* [What is required]: Reproduce the listing below exactly, beginning with its first line and ending with the line that holds "const fmt = (v: any)"; pictures are not part of the copy.

===== Data shown

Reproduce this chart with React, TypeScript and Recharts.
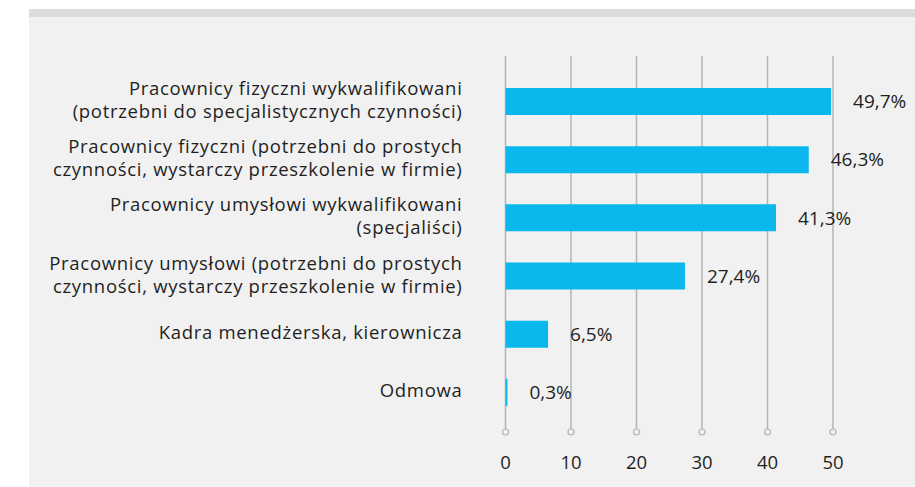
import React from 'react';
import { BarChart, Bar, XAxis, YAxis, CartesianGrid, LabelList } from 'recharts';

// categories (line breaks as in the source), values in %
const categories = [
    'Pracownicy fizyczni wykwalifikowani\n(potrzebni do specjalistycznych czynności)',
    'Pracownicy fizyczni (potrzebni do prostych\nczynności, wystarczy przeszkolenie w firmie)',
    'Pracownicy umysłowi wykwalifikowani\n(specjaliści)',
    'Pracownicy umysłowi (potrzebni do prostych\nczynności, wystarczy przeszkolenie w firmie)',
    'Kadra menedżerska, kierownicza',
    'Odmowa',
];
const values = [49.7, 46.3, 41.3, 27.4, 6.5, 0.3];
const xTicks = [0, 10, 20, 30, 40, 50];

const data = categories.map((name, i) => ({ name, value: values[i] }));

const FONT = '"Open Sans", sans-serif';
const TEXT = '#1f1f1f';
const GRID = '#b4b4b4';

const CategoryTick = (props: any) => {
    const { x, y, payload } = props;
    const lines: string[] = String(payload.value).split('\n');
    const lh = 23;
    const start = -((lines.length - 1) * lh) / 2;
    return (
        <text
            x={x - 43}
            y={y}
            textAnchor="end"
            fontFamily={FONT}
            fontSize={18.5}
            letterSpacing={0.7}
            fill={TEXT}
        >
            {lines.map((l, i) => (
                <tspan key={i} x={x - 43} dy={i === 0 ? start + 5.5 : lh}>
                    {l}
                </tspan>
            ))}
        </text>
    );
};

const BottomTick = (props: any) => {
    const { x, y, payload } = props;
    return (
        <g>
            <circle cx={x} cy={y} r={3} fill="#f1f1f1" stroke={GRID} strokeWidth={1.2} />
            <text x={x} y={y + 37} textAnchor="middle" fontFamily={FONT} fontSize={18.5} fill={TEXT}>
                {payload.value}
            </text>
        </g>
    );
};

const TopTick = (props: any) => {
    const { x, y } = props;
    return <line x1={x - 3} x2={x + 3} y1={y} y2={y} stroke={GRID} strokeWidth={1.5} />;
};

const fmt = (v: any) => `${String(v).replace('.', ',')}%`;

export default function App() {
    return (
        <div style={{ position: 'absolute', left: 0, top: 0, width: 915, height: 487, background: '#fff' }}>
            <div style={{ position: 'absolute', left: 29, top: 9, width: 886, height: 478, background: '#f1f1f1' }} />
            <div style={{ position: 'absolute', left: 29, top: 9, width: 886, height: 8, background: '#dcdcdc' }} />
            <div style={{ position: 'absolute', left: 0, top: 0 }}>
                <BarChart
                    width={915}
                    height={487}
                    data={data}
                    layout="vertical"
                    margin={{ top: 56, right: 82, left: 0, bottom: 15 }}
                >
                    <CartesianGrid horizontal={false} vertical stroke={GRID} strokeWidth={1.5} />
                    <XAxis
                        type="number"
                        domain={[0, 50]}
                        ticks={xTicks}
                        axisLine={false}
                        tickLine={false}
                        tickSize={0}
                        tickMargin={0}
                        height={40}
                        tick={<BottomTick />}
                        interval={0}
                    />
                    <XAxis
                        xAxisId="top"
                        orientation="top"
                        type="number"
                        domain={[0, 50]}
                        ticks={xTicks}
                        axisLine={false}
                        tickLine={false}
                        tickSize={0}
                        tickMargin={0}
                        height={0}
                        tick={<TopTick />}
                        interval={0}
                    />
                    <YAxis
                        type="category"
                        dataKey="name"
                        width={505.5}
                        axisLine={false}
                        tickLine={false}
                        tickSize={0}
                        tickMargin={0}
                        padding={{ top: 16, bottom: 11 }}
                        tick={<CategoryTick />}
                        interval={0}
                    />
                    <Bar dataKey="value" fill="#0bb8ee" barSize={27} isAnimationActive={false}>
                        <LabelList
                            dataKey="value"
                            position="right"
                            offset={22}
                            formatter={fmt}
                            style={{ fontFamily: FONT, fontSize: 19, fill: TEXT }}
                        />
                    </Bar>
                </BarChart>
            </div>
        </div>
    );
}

==========

* [Worked solution]:
Reproduce this chart with React, TypeScript and Recharts.
import React from 'react';
import { BarChart, Bar, XAxis, YAxis, CartesianGrid, LabelList } from 'recharts';

// categories (line breaks as in the source), values in %
const categories = [
    'Pracownicy fizyczni wykwalifikowani\n(potrzebni do specjalistycznych czynności)',
    'Pracownicy fizyczni (potrzebni do prostych\nczynności, wystarczy przeszkolenie w firmie)',
    'Pracownicy umysłowi wykwalifikowani\n(specjaliści)',
    'Pracownicy umysłowi (potrzebni do prostych\nczynności, wystarczy przeszkolenie w firmie)',
    'Kadra menedżerska, kierownicza',
    'Odmowa',
];
const values = [49.7, 46.3, 41.3, 27.4, 6.5, 0.3];
const xTicks = [0, 10, 20, 30, 40, 50];

const data = categories.map((name, i) => ({ name, value: values[i] }));

const FONT = '"Open Sans", sans-serif';
const TEXT = '#1f1f1f';
const GRID = '#b4b4b4';

const CategoryTick = (props: any) => {
    const { x, y, payload } = props;
    const lines: string[] = String(payload.value).split('\n');
    const lh = 23;
    const start = -((lines.length - 1) * lh) / 2;
    return (
        <text
            x={x - 43}
            y={y}
            textAnchor="end"
            fontFamily={FONT}
            fontSize={18.5}
            letterSpacing={0.7}
            fill={TEXT}
        >
            {lines.map((l, i) => (
                <tspan key={i} x={x - 43} dy={i === 0 ? start + 5.5 : lh}>
                    {l}
                </tspan>
            ))}
        </text>
    );
};

const BottomTick = (props: any) => {
    const { x, y, payload } = props;
    return (
        <g>
            <circle cx={x} cy={y} r={3} fill="#f1f1f1" stroke={GRID} strokeWidth={1.2} />
            <text x={x} y={y + 37} textAnchor="middle" fontFamily={FONT} fontSize={18.5} fill={TEXT}>
                {payload.value}
            </text>
        </g>
    );
};

const TopTick = (props: any) => {
    const { x, y } = props;
    return <line x1={x - 3} x2={x + 3} y1={y} y2={y} stroke={GRID} strokeWidth={1.5} />;
};

const fmt = (v: any) => `${String(v).replace('.', ',')}%`;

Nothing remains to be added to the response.